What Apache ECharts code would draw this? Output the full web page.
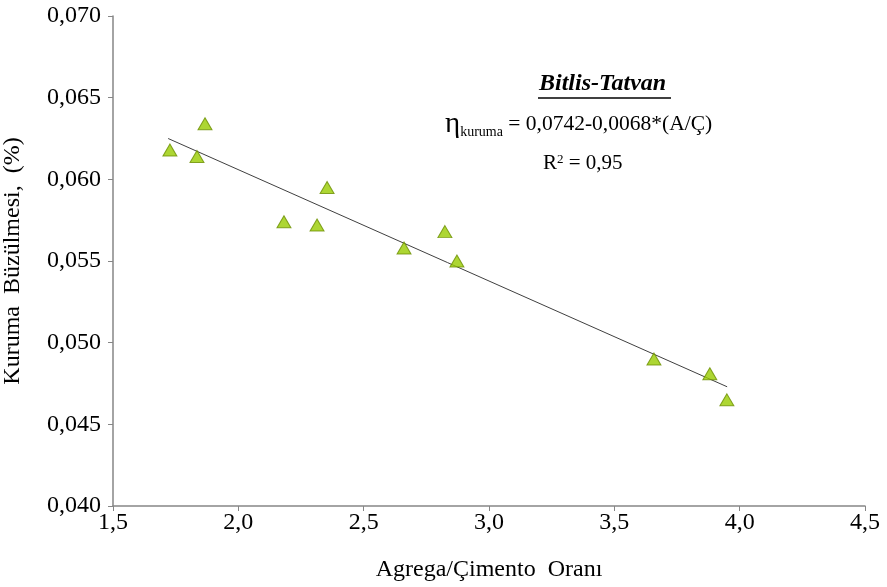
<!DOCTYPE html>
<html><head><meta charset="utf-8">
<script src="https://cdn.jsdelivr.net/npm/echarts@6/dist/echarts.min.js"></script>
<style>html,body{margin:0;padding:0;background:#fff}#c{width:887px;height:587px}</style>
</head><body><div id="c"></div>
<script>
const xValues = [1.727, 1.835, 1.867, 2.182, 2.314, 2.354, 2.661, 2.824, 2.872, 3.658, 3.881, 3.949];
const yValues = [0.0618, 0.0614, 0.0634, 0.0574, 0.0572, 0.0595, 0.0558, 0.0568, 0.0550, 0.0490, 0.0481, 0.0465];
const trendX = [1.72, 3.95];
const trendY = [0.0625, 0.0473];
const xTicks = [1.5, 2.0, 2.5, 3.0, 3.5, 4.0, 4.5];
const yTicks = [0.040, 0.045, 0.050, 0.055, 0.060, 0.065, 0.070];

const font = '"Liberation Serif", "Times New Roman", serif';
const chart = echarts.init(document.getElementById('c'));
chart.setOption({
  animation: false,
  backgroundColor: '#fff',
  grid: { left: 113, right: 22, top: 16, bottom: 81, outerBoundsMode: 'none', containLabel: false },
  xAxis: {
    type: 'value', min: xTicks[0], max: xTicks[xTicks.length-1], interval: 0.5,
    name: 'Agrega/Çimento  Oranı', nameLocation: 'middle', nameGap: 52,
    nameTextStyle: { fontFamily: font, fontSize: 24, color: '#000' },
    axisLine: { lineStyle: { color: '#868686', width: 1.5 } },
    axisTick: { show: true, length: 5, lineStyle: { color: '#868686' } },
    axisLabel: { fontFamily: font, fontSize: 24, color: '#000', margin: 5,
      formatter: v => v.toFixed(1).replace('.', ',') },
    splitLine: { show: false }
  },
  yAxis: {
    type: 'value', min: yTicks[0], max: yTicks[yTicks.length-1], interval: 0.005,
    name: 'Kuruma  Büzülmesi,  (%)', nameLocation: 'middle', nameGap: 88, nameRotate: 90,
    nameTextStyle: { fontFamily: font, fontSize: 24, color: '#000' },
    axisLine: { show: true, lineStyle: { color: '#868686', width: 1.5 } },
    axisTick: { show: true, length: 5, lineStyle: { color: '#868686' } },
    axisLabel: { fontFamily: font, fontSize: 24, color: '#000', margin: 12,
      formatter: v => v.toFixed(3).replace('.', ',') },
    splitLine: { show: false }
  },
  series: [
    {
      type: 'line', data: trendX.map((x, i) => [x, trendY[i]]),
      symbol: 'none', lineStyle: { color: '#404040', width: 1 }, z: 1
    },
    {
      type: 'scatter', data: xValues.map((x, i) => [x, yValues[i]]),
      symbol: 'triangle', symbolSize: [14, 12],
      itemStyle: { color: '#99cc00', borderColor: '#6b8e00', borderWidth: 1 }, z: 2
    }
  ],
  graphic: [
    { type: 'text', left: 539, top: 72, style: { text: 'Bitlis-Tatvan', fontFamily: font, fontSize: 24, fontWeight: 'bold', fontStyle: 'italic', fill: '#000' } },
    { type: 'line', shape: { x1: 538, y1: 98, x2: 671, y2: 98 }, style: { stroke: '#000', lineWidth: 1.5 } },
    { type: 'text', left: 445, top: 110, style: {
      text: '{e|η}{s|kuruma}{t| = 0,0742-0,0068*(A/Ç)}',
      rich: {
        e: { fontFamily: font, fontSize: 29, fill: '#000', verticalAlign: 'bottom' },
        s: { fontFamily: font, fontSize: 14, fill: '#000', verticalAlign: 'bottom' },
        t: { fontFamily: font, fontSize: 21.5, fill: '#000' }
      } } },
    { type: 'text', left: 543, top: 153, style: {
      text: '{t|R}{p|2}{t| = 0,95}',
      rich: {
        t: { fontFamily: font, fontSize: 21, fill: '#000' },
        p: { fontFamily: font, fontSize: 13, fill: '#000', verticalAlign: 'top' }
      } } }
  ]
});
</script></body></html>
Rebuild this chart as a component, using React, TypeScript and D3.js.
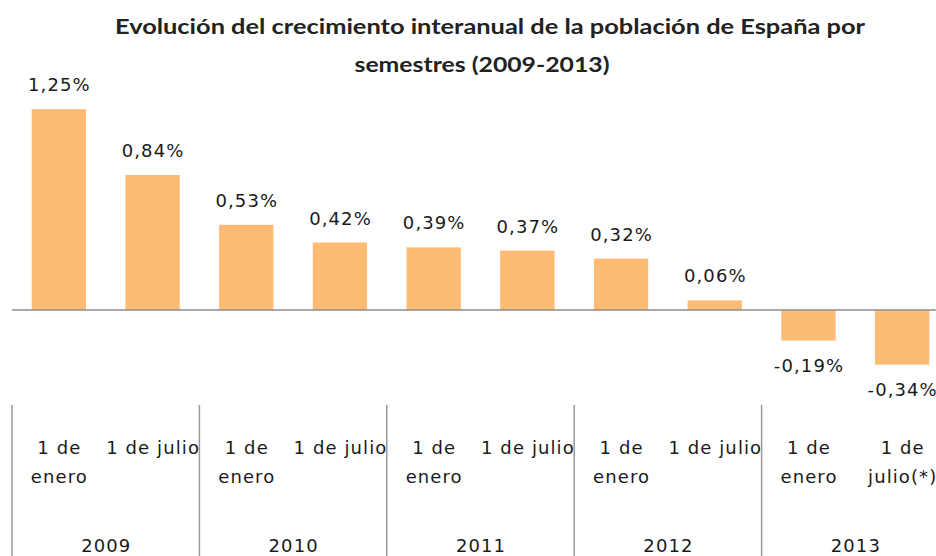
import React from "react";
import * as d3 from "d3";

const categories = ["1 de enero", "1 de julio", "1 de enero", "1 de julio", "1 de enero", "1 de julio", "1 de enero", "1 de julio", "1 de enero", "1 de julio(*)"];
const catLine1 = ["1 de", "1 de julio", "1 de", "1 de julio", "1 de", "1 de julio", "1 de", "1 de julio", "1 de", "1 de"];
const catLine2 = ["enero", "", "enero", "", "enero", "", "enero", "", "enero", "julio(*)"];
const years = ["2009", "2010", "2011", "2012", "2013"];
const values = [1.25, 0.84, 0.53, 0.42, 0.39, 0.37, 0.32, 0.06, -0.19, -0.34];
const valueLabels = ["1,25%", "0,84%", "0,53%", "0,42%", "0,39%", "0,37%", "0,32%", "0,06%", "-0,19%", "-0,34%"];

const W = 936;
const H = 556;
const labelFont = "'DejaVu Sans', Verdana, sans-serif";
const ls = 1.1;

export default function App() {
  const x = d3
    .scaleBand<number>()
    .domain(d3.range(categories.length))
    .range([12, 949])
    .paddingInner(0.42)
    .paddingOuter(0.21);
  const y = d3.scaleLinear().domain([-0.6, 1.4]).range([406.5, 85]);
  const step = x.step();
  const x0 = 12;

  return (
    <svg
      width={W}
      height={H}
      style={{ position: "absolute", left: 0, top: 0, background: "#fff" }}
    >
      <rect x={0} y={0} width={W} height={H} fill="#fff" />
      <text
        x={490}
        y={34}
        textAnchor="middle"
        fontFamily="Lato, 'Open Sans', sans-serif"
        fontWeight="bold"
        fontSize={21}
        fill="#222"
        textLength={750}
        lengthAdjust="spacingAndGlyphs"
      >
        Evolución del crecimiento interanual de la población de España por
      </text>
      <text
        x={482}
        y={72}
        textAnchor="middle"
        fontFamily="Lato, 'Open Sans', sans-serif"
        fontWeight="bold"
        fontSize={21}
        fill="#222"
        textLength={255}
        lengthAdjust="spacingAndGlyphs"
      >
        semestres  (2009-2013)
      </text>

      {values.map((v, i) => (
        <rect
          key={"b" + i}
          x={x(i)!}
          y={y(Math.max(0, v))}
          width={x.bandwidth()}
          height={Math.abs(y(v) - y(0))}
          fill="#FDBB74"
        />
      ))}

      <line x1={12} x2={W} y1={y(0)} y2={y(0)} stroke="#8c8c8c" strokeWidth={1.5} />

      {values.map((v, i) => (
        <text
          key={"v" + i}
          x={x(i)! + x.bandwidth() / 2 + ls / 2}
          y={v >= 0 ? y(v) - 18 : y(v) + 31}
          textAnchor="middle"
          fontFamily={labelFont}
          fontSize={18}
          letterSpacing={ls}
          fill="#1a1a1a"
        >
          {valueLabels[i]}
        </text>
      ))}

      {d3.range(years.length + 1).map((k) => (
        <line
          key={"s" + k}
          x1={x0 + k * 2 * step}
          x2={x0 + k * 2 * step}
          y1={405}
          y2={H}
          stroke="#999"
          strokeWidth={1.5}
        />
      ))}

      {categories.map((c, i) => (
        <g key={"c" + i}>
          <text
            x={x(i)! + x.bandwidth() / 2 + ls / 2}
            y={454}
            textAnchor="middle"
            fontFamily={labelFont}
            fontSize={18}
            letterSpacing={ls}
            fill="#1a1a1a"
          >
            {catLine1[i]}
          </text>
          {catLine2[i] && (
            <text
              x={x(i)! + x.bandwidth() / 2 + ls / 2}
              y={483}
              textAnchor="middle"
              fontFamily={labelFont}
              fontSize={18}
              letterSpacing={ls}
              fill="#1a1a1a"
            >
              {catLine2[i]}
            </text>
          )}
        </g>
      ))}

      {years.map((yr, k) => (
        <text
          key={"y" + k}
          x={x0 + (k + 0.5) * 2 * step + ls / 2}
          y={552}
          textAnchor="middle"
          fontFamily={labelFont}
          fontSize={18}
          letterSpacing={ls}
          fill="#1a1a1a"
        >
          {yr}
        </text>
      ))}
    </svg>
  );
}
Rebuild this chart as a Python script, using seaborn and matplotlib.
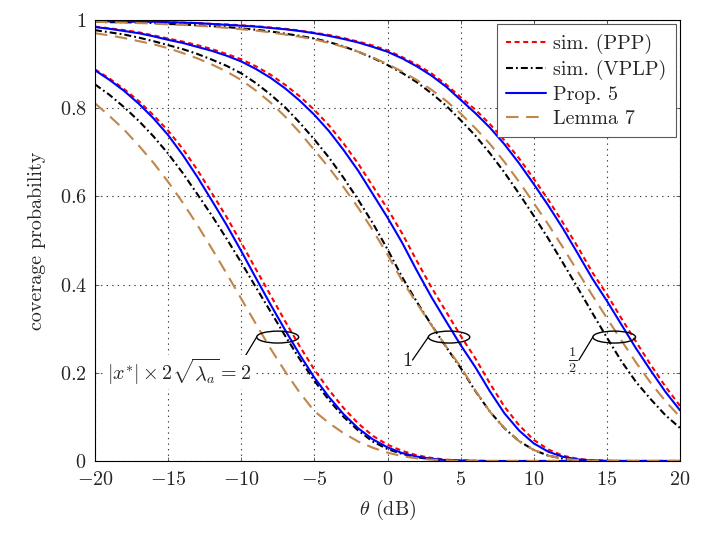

Work to complete: Copy every line of the records above that contains "Rebuild".

Solution for this problem:
Rebuild this chart as a component, using React, TypeScript and D3.js.
Rebuild this chart as a Python script, using seaborn and matplotlib.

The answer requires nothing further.